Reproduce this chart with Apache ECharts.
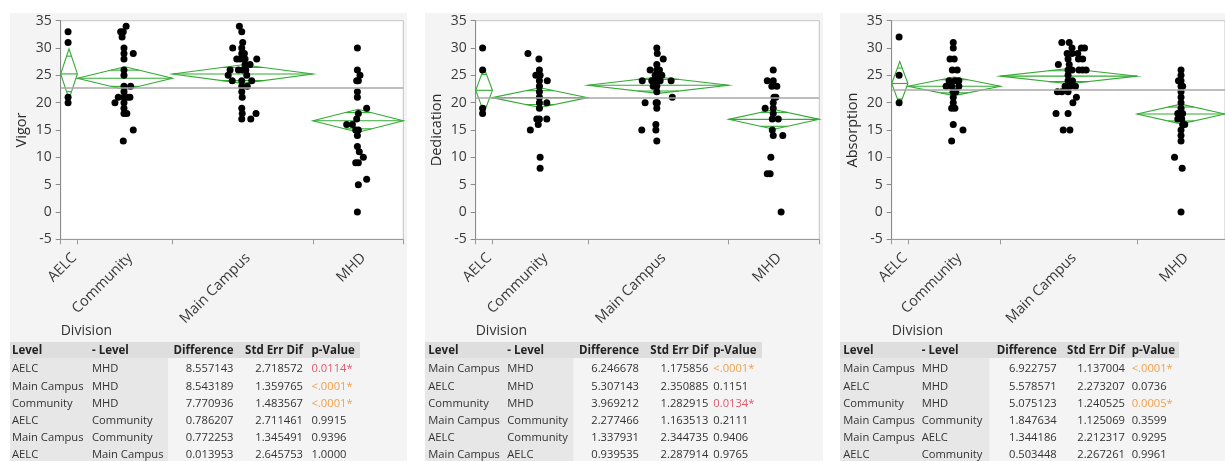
<!DOCTYPE html>
<html>
<head>
<meta charset="utf-8">
<script src="https://cdn.jsdelivr.net/npm/echarts@6/dist/echarts.min.js"></script>
<style>
html, body { margin: 0; padding: 0; background: #fff; }
#chart { width: 1225px; height: 461px; }
</style>
</head>
<body>
<div id="chart"></div>
<script>
// groups (x axis widths are proportional to group size, as in JMP)
var divisions = ['AELC', 'Community', 'Main Campus', 'MHD'];
var groupN = [7, 40, 59, 38];

// Vigor: means, 95% CI half widths, grand mean, points [group, jitter, value]
var vigorMeans = [25.26, 24.47, 25.24, 16.70];
var vigorCI = [4.6, 2.1, 1.7, 2.1];
var vigorGrandMean = 22.75;
var vigorPoints = [
  [0,-0.4,33],[0,-0.4,31],[0,-0.4,21],[0,-0.4,20],
  [1,0.5,34],[1,-1.8,33],[1,-0.7,33],[1,-1.2,32],[1,-0.4,30],[1,-0.4,29],[1,3.5,29],[1,-0.4,28],
  [1,-0.4,26],[1,-0.4,25],[1,-0.4,23],[1,2.4,23],[1,-0.4,22],[1,-2.8,21],[1,-0.4,21],[1,1,21],
  [1,2.1,21],[1,-4.2,20],[1,-0.4,20],[1,-0.4,19],[1,-0.4,18],[1,0.8,18],[1,3.5,15],[1,-0.7,13],
  [2,-1.4,34],[2,-0.4,33],[2,0,31],[2,-4.2,30],[2,-0.4,30],[2,-0.4,29],[2,0.7,29],[2,-2.5,28],
  [2,-1.1,28],[2,1,28],[2,5.9,28],[2,1,27],[2,3.1,27],[2,-5.3,26],[2,-1.8,26],[2,0,26],[2,1.3,26],
  [2,-6.1,25],[2,1.7,25],[2,-4.4,24],[2,-0.4,24],[2,3.8,24],[2,-0.4,23],[2,1.9,23],[2,-0.4,22],
  [2,-0.2,21],[2,-0.4,19],[2,-0.2,18],[2,5.6,18],[2,-0.4,17],[2,3.4,17],
  [3,-0.3,30],[3,-0.3,26],[3,0.8,25],[3,-0.6,24],[3,0.1,24],[3,-0.3,22],[3,-0.3,21],[3,3.6,19],
  [3,0.1,18],[3,-0.6,17],[3,-4.8,16],[3,-2.4,16],[3,-1,15],[3,0.1,15],[3,-0.3,14],[3,-0.3,12],
  [3,0.5,11],[3,2.2,10],[3,-1,9],[3,0.1,9],[3,3.6,6],[3,0.1,5],[3,-0.3,0]
];

// Dedication
var dedicationMeans = [22.26, 20.92, 23.20, 16.95];
var dedicationCI = [4.1, 1.8, 1.5, 1.8];
var dedicationGrandMean = 20.88;
var dedicationPoints = [
  [0,-0.6,30],[0,-0.6,26],[0,-0.6,19],[0,-0.6,18],
  [1,-5.1,29],[1,-0.5,28],[1,-0.3,26],[1,-1.8,25],[1,0,25],[1,-0.3,24],[1,3,24],[1,-0.3,23],
  [1,-0.3,22],[1,-0.3,21],[1,-0.3,20],[1,2.8,20],[1,-0.3,19],[1,-1.4,17],[1,-0.3,17],[1,2.8,17],
  [1,-0.8,16],[1,-4.1,15],[1,0,10],[1,0,8],
  [2,-0.6,30],[2,-0.4,29],[2,2.1,28],[2,-0.6,27],[2,-3.4,26],[2,-0.6,26],[2,0.5,26],[2,-1.3,25],
  [2,0.8,25],[2,1.5,25],[2,-6.7,24],[2,-2.7,24],[2,-0.9,24],[2,0.8,24],[2,5.4,24],[2,-2.1,23],
  [2,-0.6,23],[2,-0.6,22],[2,5.9,21],[2,-5.5,20],[2,-0.9,20],[2,-0.4,20],[2,-0.6,19],[2,-1,16],
  [2,-6.9,15],[2,-1,15],[2,-0.6,13],
  [3,-0.3,26],[3,-2.8,24],[3,-0.3,24],[3,-0.9,23],[3,1.2,23],[3,0,21],[3,0.8,21],[3,-0.3,20],
  [3,-3.7,19],[3,-0.3,19],[3,-0.3,18],[3,-0.7,17],[3,1.8,17],[3,-0.7,15],[3,-0.3,14],[3,3.7,14],
  [3,-1.3,10],[3,-2.8,7],[3,-1.6,7],[3,3,0]
];

// Absorption
var absorptionMeans = [23.51, 23.00, 24.85, 17.93];
var absorptionCI = [4.0, 1.7, 1.4, 1.8];
var absorptionGrandMean = 22.45;
var absorptionPoints = [
  [0,-0.3,32],[0,-0.3,25],[0,-0.3,20],
  [1,-0.4,31],[1,-0.4,30],[1,-1.8,28],[1,0,28],[1,-0.8,26],[1,1.3,26],[1,-2.2,24],[1,0.3,24],
  [1,2,24],[1,-3.5,23],[1,-1.1,23],[1,2,23],[1,-0.5,22],[1,0.7,22],[1,-0.4,21],[1,-0.4,20],
  [1,-1.1,19],[1,0.3,19],[1,-0.4,16],[1,3.8,15],[1,-1.1,13],
  [2,-3,31],[2,0.2,31],[2,1.4,30],[2,5.4,30],[2,6.8,30],[2,-0.7,29],[2,1.4,29],[2,3.9,29],
  [2,-0.3,28],[2,4.2,28],[2,6,28],[2,-4.5,27],[2,0.2,27],[2,-0.3,26],[2,1.4,26],[2,4.4,26],
  [2,6,26],[2,7.5,26],[2,-0.3,25],[2,-0.3,24],[2,1.6,24],[2,-1.6,23],[2,0.5,23],[2,2.9,23],
  [2,-4.9,22],[2,-3,22],[2,-0.3,22],[2,3.3,21],[2,1.8,20],[2,-5.5,18],[2,-0.3,18],[2,-2.4,15],[2,0.5,15],
  [3,0,26],[3,0,25],[3,-1.1,24],[3,0,24],[3,0,23],[3,0.7,23],[3,0,22],[3,0,21],[3,0,20],[3,0,19],
  [3,-1.4,18],[3,0,18],[3,0.7,18],[3,-1.4,17],[3,0.3,17],[3,0.7,16],[3,1.6,16],[3,0,15],[3,0,14],
  [3,0,13],[3,-2.8,10],[3,0.5,8],[3,0,0]
];

// Tukey tables
var vigorLevel = ['AELC', 'Main Campus', 'Community', 'AELC', 'Main Campus', 'AELC'];
var vigorMinus = ['MHD', 'MHD', 'MHD', 'Community', 'Community', 'Main Campus'];
var vigorDiff = ['8.557143', '8.543189', '7.770936', '0.786207', '0.772253', '0.013953'];
var vigorSE = ['2.718572', '1.359765', '1.483567', '2.711461', '1.345491', '2.645753'];
var vigorP = ['0.0114*', '<.0001*', '<.0001*', '0.9915', '0.9396', '1.0000'];

var dedicationLevel = ['Main Campus', 'AELC', 'Community', 'Main Campus', 'AELC', 'Main Campus'];
var dedicationMinus = ['MHD', 'MHD', 'MHD', 'Community', 'Community', 'AELC'];
var dedicationDiff = ['6.246678', '5.307143', '3.969212', '2.277466', '1.337931', '0.939535'];
var dedicationSE = ['1.175856', '2.350885', '1.282915', '1.163513', '2.344735', '2.287914'];
var dedicationP = ['<.0001*', '0.1151', '0.0134*', '0.2111', '0.9406', '0.9765'];

var absorptionLevel = ['Main Campus', 'AELC', 'Community', 'Main Campus', 'Main Campus', 'AELC'];
var absorptionMinus = ['MHD', 'MHD', 'MHD', 'Community', 'AELC', 'Community'];
var absorptionDiff = ['6.922757', '5.578571', '5.075123', '1.847634', '1.344186', '0.503448'];
var absorptionSE = ['1.137004', '2.273207', '1.240525', '1.125069', '2.212317', '2.267261'];
var absorptionP = ['<.0001*', '0.0736', '0.0005*', '0.3599', '0.9295', '0.9961'];

var tableHeader = ['Level', '- Level', 'Difference', 'Std Err Dif', 'p-Value'];

var FONT = '"Open Sans", "Noto Sans", sans-serif';
var diamondColor = '#33aa33';

var panels = [
  { name: 'Vigor', means: vigorMeans, ci: vigorCI, grand: vigorGrandMean, points: vigorPoints,
    level: vigorLevel, minus: vigorMinus, diff: vigorDiff, se: vigorSE, p: vigorP,
    gridLeft: 60.7, gridWidth: 342.6, bgLeft: 10, bgWidth: 397,
    col: { level: 12, minus: 92, diffR: 233.5, seR: 303, pL: 311.5, headR: 360, levelR: 168 } },
  { name: 'Dedication', means: dedicationMeans, ci: dedicationCI, grand: dedicationGrandMean, points: dedicationPoints,
    level: dedicationLevel, minus: dedicationMinus, diff: dedicationDiff, se: dedicationSE, p: dedicationP,
    gridLeft: 475.7, gridWidth: 343.6, bgLeft: 425, bgWidth: 398,
    col: { level: 428.3, minus: 507.3, diffR: 639, seR: 708.3, pL: 713.3, headR: 762, levelR: 573.3 } },
  { name: 'Absorption', means: absorptionMeans, ci: absorptionCI, grand: absorptionGrandMean, points: absorptionPoints,
    level: absorptionLevel, minus: absorptionMinus, diff: absorptionDiff, se: absorptionSE, p: absorptionP,
    gridLeft: 891.7, gridWidth: 343, bgLeft: 840, bgWidth: 385,
    col: { level: 843.3, minus: 921.7, diffR: 1056.7, seR: 1125, pL: 1131.7, headR: 1179, levelR: 989.3 } }
];

var starts = [];
var total = 0;
groupN.forEach(function (n) { starts.push(total); total += n; });
var bounds = starts.concat([total]);
var centers = groupN.map(function (n, i) { return starts[i] + n / 2; });

function pColor(p) {
  var v = p.charAt(0) === '<' ? 0 : parseFloat(p);
  if (v < 0.01) return '#f0a04b';
  if (v < 0.05) return '#e2566e';
  return '#333';
}

function renderDiamond(params, api) {
  var x0 = api.value(0), x1 = api.value(1), m = api.value(2), ci = api.value(3);
  var xc = (x0 + x1) / 2;
  var L = api.coord([x0, m]), R = api.coord([x1, m]);
  var T = api.coord([xc, m + ci]), B = api.coord([xc, m - ci]);
  var h = ci / Math.SQRT2;
  var ow = (x1 - x0) / 2 * (1 - 1 / Math.SQRT2);
  var u1 = api.coord([xc - ow, m + h]), u2 = api.coord([xc + ow, m + h]);
  var d1 = api.coord([xc - ow, m - h]), d2 = api.coord([xc + ow, m - h]);
  var st = { stroke: diamondColor, fill: null, lineWidth: 1.1 };
  return {
    type: 'group',
    children: [
      { type: 'polygon', shape: { points: [L, T, R, B] }, style: st },
      { type: 'line', shape: { x1: L[0], y1: L[1], x2: R[0], y2: R[1] }, style: st },
      { type: 'line', shape: { x1: u1[0], y1: u1[1], x2: u2[0], y2: u2[1] }, style: st },
      { type: 'line', shape: { x1: d1[0], y1: d1[1], x2: d2[0], y2: d2[1] }, style: st }
    ]
  };
}

var grids = [], xAxes = [], yAxes = [], series = [], graphics = [];

panels.forEach(function (pn, i) {
  grids.push({
    left: pn.gridLeft, top: 20.7, width: pn.gridWidth, height: 218.6,
    show: true, backgroundColor: '#fff', borderColor: '#c4c4c4', borderWidth: 1
  });
  xAxes.push({
    type: 'value', gridIndex: i, min: 0, max: total,
    splitLine: { show: false },
    axisLine: { show: true, onZero: false, lineStyle: { color: '#9a9a9a', width: 1 } },
    axisTick: { show: true, customValues: bounds, length: 5, lineStyle: { color: '#9a9a9a' } },
    axisLabel: {
      customValues: centers, rotate: 45, margin: 11, verticalAlign: 'top',
      fontSize: 14.5, fontFamily: FONT, color: '#3a3a3a',
      formatter: function (v) {
        for (var k = 0; k < centers.length; k++) if (Math.abs(centers[k] - v) < 1e-6) return divisions[k];
        return '';
      }
    }
  });
  yAxes.push({
    type: 'value', gridIndex: i, min: -5, max: 35, interval: 5,
    name: pn.name, nameLocation: 'middle', nameGap: 31, nameRotate: 90,
    nameTextStyle: { fontSize: 14.5, fontFamily: FONT, color: '#2a2a2a' },
    splitLine: { show: false },
    axisLine: { show: true, onZero: false, lineStyle: { color: '#8a8a8a', width: 1 } },
    axisTick: { show: true, length: 5, lineStyle: { color: '#8a8a8a' } },
    axisLabel: { fontSize: 14, fontFamily: FONT, color: '#3a3a3a', margin: 9 }
  });
  series.push({
    type: 'custom', xAxisIndex: i, yAxisIndex: i, renderItem: renderDiamond, silent: true, z: 3,
    encode: { x: [0, 1], y: [2] },
    data: pn.means.map(function (m, g) { return [starts[g], starts[g] + groupN[g], m, pn.ci[g]]; }),
    markLine: {
      silent: true, symbol: ['none', 'none'], label: { show: false },
      lineStyle: { color: '#a8a8a8', width: 1.6, type: 'solid' },
      data: [{ yAxis: pn.grand }]
    }
  });
  series.push({
    type: 'scatter', xAxisIndex: i, yAxisIndex: i, symbolSize: 7, z: 4, silent: true,
    itemStyle: { color: '#000', opacity: 1 },
    data: pn.points.map(function (p) { return [centers[p[0]] + p[1], p[2]]; })
  });

  // panel background
  graphics.push({ type: 'rect', z: -100, shape: { x: pn.bgLeft, y: 13, width: pn.bgWidth, height: 461 }, style: { fill: '#f4f4f4' } });
  graphics.push({ type: 'text', z: 10, x: pn.gridLeft, y: 331,
    style: { text: 'Division', font: '14px ' + FONT, fill: '#333', textVerticalAlign: 'middle' } });

  // table
  var c = pn.col;
  var headY = 350.5, rowY0 = 369.3, rowStep = 17.15;
  graphics.push({ type: 'rect', z: -50, shape: { x: pn.bgLeft, y: 342, width: c.headR - pn.bgLeft, height: 16 }, style: { fill: '#dedede' } });
  graphics.push({ type: 'rect', z: -50, shape: { x: pn.bgLeft, y: 358, width: c.levelR - pn.bgLeft, height: 110 }, style: { fill: '#e7e7e7' } });
  var hx = [c.level, c.minus, c.diffR, c.seR, c.pL];
  var ha = ['left', 'left', 'right', 'right', 'left'];
  tableHeader.forEach(function (t, k) {
    graphics.push({ type: 'text', z: 10, x: hx[k], y: headY,
      style: { text: t, font: 'bold 11.5px ' + FONT, fill: '#222', textAlign: ha[k], textVerticalAlign: 'middle' } });
  });
  pn.level.forEach(function (lv, r) {
    var y = rowY0 + r * rowStep;
    var cells = [lv, pn.minus[r], pn.diff[r], pn.se[r], pn.p[r]];
    cells.forEach(function (t, k) {
      graphics.push({ type: 'text', z: 10, x: hx[k], y: y,
        style: { text: t, font: '11.2px ' + FONT, fill: k === 4 ? pColor(t) : '#333', textAlign: ha[k], textVerticalAlign: 'middle' } });
    });
  });
});

var chart = echarts.init(document.getElementById('chart'), null, { renderer: 'canvas' });
chart.setOption({
  animation: false,
  backgroundColor: '#fff',
  grid: grids,
  xAxis: xAxes,
  yAxis: yAxes,
  series: series,
  graphic: { elements: graphics }
});
</script>
</body>
</html>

Given task:
Would you reproduce the lines above, from the very first through the line containing "var groupN = [7, 40, 59, 38];", exactly and without the pictures?

Expected answer:
Reproduce this chart with Apache ECharts.
<!DOCTYPE html>
<html>
<head>
<meta charset="utf-8">
<script src="https://cdn.jsdelivr.net/npm/echarts@6/dist/echarts.min.js"></script>
<style>
html, body { margin: 0; padding: 0; background: #fff; }
#chart { width: 1225px; height: 461px; }
</style>
</head>
<body>
<div id="chart"></div>
<script>
// groups (x axis widths are proportional to group size, as in JMP)
var divisions = ['AELC', 'Community', 'Main Campus', 'MHD'];
var groupN = [7, 40, 59, 38];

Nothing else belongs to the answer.